SÍNTOMAS DE PÁNICO

Hay que rendirse a la abrumadora evidencia: África empieza en los bulevares. El trecho comprendido entre el Rex y la Porte Saint Denis se ha convertido desde hace algún tiempo en un auténtico mercadillo o bazar ambulante: los moradores de los pulcros y asépticos barrios burgueses, desinfectados a fuerza de reglamento y formol, se aventuran prudentemente, casi a hurtadillas, en la intrincada disposición de un ámbito que, en vez de ser cuadriculado a tiralineas, se pliega espontáneamente a los caprichos del azar e improvisación. Las consabidas alfombras donde senagaleses o mauritanos ofrecen su pacotilla, los embalajes de cartón sobre los que los fulleros apuestan al juego de los tres naipes, los bancos de madera ocupados por ruidosos y gregarios corrillos de inmigrados se afirman descaradamente a la luz del día, sin temor a redadas e incursiones policiales: las tímidas y cada vez más raras apariciones de la fuerza pública son acogidas con toda clase de proyectiles por la heteróclita población meteca y el ululante yuyú de la mujeres asomadas a las ventanas de los inmuebles vecinos. Los sótanos y buhardillas abandonados por los indígenas cobijan misteriosas festividades rituales: circuncisiones realizadas por muftis y barberos, danzas de iniciación sexual, exorcismos, esponsales, nupcias, jaculatorias. A veces, los invitados salen a la calle agitando monigotes vestidos con caftanes; otras, pasean en un carromato los presentes recibidos por la novia e interrumpen con su algazara y el eco de sus panderos el ritmo caótico de la circulación.

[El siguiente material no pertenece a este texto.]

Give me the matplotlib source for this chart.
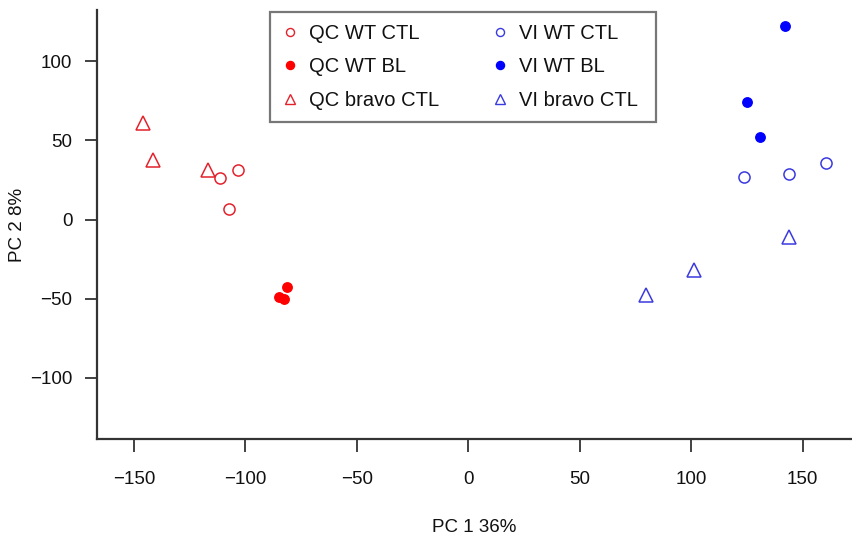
import matplotlib
matplotlib.use('Agg')
import matplotlib.pyplot as plt
from matplotlib.lines import Line2D
from matplotlib.patches import Rectangle

plt.rcParams['font.family'] = ['Liberation Sans', 'DejaVu Sans']

# PCA scores
qc_wt_ctl_x = [-111.3, -103.5, -107.5]
qc_wt_ctl_y = [26.3, 31.1, 6.7]
qc_wt_bl_x = [-84.8, -82.6, -81.2]
qc_wt_bl_y = [-48.9, -50.2, -42.4]
qc_bravo_x = [-146.1, -141.6, -116.7]
qc_bravo_y = [60.7, 37.6, 31.3]

vi_wt_ctl_x = [123.7, 143.9, 160.5]
vi_wt_ctl_y = [26.8, 28.7, 35.7]
vi_wt_bl_x = [142.1, 125.1, 130.9]
vi_wt_bl_y = [122.2, 74.2, 52.1]
vi_bravo_x = [143.9, 101.2, 79.7]
vi_bravo_y = [-11.0, -31.9, -47.7]

group_labels = ['QC WT CTL', 'QC WT BL', 'QC bravo CTL',
                'VI WT CTL', 'VI WT BL', 'VI bravo CTL']

red_open = '#E3222C'
red_fill = '#FF0000'
blue_open = '#3A3AE0'
blue_fill = '#0000FF'

W, H = 852, 538
fig = plt.figure(figsize=(W / 100, H / 100), dpi=100)
ax = fig.add_axes([97.3 / W, (H - 439.3) / H, 1 - 97.3 / W, 429.3 / H])

ax.plot(qc_wt_ctl_x, qc_wt_ctl_y, 'o', ms=8, mfc='none', mec=red_open, mew=1.1)
ax.plot(qc_wt_bl_x, qc_wt_bl_y, 'o', ms=6.8, mfc=red_fill, mec=red_fill)
ax.plot(qc_bravo_x, qc_bravo_y, '^', ms=9.5, mfc='none', mec=red_open, mew=1.1)
ax.plot(vi_wt_ctl_x, vi_wt_ctl_y, 'o', ms=8, mfc='none', mec=blue_open, mew=1.1)
ax.plot(vi_wt_bl_x, vi_wt_bl_y, 'o', ms=6.8, mfc=blue_fill, mec=blue_fill)
ax.plot(vi_bravo_x, vi_bravo_y, '^', ms=9.5, mfc='none', mec=blue_open, mew=1.1)

ax.set_xlim(-166.5, 172.2)
ax.set_ylim(-138.8, 132.3)
ax.set_xticks([-150, -100, -50, 0, 50, 100, 150])
ax.set_yticks([-100, -50, 0, 50, 100])
ax.set_xticklabels(['\u2212150', '\u2212100', '\u221250', '0', '50', '100', '150'])
ax.set_yticklabels(['\u2212100', '\u221250', '0', '50', '100'])

for s in ['top', 'right']:
    ax.spines[s].set_visible(False)
for s in ['left', 'bottom']:
    ax.spines[s].set_linewidth(1.6)
    ax.spines[s].set_color('#333333')
ax.tick_params(length=9, width=1.3, color='#333333', labelsize=13.5, labelcolor='#111111')
ax.tick_params(axis='x', pad=13.5)
ax.tick_params(axis='y', pad=9)

ax.set_xlabel('PC 1 36%', fontsize=13.5, labelpad=23, color='#111111')
ax.set_ylabel('PC 2 8%', fontsize=13.5, labelpad=3, color='#111111')

# legend frame drawn separately (R leaves more room on the right)
def fx(px):
    return (px - 97.3) / (W - 97.3)

def fy(py):
    return (439.3 - py) / 429.3

ax.add_patch(Rectangle((fx(270), fy(122)), fx(656) - fx(270), fy(12) - fy(122),
                       transform=ax.transAxes, facecolor='white',
                       edgecolor='#777777', lw=1.6, zorder=4))

handles = [
    Line2D([], [], ls='none', marker='o', ms=5.8, mfc='none', mec=red_open, mew=1.0),
    Line2D([], [], ls='none', marker='o', ms=5.8, mfc=red_fill, mec=red_fill),
    Line2D([], [], ls='none', marker='^', ms=6.8, mfc='none', mec=red_open, mew=1.0),
    Line2D([], [], ls='none', marker='o', ms=5.8, mfc='none', mec=blue_open, mew=1.0),
    Line2D([], [], ls='none', marker='o', ms=5.8, mfc=blue_fill, mec=blue_fill),
    Line2D([], [], ls='none', marker='^', ms=6.8, mfc='none', mec=blue_open, mew=1.0),
]
leg = ax.legend(handles, group_labels, ncol=2, loc='upper left', mode='expand',
                bbox_to_anchor=(fx(280), fy(24) - 0.3, fx(638) - fx(280), 0.3),
                borderaxespad=0, borderpad=0, fontsize=14.5, frameon=False,
                labelspacing=0.72, handletextpad=0.45, handlelength=1.0)
leg.set_zorder(5)
for t in leg.get_texts():
    t.set_color('#111111')

fig.savefig('out.png', dpi=100)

Claxonazos, barullo, inmediatez promiscua no incomodan en absoluto al peripatético sujeto de esta narrativa: el guirigay de voces, encabalgamiento y superposición de planos, mescolanza de sensaciones y olores captados simultáneamente, en toda su riqueza y fecundidad, estimulan, al contrario, sus dotes creadoras. Su territorio, su querencia, su antro, se extienden, como hemos dicho, de Pigalle a Belleville, del Marais a la Goutte d’Or. Desde hace años, para contrariedad y desespero de nuestros lectores, descarta cualquier visita a los distritos serenos y nobles, predominantemente habitados por aborígenes, con el falacioso pretexto de que le dan asma y si se ve en el aprieto de hacerla, se provee de antemano de todo lo necesario —pasaporte, divisas, certificado internacional de vacuna— como si fuese a un safari congoleño o a una expedición científica a Groenlandia.

Pero el impacto de la crisis arroja a la calle a un ejército cada vez mayor de parados y la vida diaria del barrio secreta paulatinamente una atmósfera de angustia y precariedad: los empleados clandestinos de los talleres de confección manifiestan con pancartas políglotas contra los negreros, el ganado humano de la Place du Caire se vuelca de pronto a los bulevares y reclama, agresivo, su legalización. Los diferentes grupos étnicos se adaptan a una difícil e impuesta estrategia de enfrentamiento: la multiplicación de pintadas políticas ha transformado las calles en un vasto taller de escritura mural.

Los asiduos al despacho de bebidas del carbonero hablan a media voz de atentados, pogromos, ligas de autodefensa: frente a las sibilinas amenazas de los comandos otekas, algunos nativos emprendedores y jóvenes organizan milicias paramilitares, lucen emblemas galorromanos y celtas, conciben el mañana como un Sendero Luminoso, se acogen al patrocinio bicéfalo de Nuestra Señora y su invicto defensor Charles Martel. Al amparo de su apariencia inocua —gafas, sombrero e impermeable—, nuestro egoísta y ensimismado personaje escucha impertérrito sus proyectos de higiene y saneamiento, balanceándose en las alturas nebulosas del kif. La rutinaria consulta al horóscopo de la semana le ha llenado de tristes presagios: una infausta conjunción de astros anuncia un período sombrío para los capricornios, erizado de trampas, peligros. Aunque un tanto dudoso de los pronósticos, resolverá no obstante curarse en salud. El trayecto en metro a Barbès es distraído y corto: con su recién renovada Carte Orange, se dirigirá al antiguo prostíbulo de la Rue Polonceau confiando en la clarividencia y poderes del morabito.